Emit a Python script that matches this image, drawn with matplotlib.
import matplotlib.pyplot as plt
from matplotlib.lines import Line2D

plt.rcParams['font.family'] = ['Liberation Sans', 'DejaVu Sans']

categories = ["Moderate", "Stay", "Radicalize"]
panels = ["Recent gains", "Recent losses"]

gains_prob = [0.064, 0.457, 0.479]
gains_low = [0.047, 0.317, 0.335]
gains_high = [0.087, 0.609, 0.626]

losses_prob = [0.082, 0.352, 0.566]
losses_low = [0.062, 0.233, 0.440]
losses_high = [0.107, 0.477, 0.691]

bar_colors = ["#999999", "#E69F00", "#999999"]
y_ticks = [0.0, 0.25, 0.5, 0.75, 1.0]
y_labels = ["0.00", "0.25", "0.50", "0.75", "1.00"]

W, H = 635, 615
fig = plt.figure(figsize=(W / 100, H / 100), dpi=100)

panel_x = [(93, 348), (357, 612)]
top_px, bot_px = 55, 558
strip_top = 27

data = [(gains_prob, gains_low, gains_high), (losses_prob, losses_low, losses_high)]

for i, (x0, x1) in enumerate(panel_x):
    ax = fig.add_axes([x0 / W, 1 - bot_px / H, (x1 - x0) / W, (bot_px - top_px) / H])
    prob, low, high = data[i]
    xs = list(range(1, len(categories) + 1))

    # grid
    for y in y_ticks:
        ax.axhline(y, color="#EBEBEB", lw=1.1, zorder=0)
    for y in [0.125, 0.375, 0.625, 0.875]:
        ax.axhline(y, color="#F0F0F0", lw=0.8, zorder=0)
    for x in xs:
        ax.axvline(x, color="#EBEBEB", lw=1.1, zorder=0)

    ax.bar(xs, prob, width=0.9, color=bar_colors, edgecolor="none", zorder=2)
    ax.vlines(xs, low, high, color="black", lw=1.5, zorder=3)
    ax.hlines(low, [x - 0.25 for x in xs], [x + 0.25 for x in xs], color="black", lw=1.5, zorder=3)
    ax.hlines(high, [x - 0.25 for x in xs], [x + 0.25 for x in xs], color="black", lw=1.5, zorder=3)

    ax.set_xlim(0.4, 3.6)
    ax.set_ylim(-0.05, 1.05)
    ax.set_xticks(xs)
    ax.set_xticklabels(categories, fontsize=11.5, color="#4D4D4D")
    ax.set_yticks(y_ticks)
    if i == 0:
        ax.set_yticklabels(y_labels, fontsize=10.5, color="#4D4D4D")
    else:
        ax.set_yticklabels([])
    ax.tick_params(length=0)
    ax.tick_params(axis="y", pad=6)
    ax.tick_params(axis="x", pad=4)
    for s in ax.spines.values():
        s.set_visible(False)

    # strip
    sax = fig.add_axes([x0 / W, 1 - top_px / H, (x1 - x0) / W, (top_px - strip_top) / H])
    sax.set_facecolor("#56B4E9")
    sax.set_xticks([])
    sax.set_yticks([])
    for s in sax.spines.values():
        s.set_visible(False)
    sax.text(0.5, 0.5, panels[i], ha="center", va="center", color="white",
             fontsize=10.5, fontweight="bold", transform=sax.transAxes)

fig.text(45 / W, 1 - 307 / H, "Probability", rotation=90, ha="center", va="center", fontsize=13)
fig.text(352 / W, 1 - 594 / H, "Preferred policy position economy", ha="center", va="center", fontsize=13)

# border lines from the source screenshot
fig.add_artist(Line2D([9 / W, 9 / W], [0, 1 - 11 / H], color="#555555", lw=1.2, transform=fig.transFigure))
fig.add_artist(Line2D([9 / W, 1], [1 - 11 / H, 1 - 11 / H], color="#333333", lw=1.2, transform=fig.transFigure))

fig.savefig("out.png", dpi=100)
==================================================
Instructions to follow. Print from the first line through the line that contains "losses_high = [0.107, 0.477, 0.691]", please, including both, and leave out every line outside that stretch.

Solution for this task.
Emit a Python script that matches this image, drawn with matplotlib.
import matplotlib.pyplot as plt
from matplotlib.lines import Line2D

plt.rcParams['font.family'] = ['Liberation Sans', 'DejaVu Sans']

categories = ["Moderate", "Stay", "Radicalize"]
panels = ["Recent gains", "Recent losses"]

gains_prob = [0.064, 0.457, 0.479]
gains_low = [0.047, 0.317, 0.335]
gains_high = [0.087, 0.609, 0.626]

losses_prob = [0.082, 0.352, 0.566]
losses_low = [0.062, 0.233, 0.440]
losses_high = [0.107, 0.477, 0.691]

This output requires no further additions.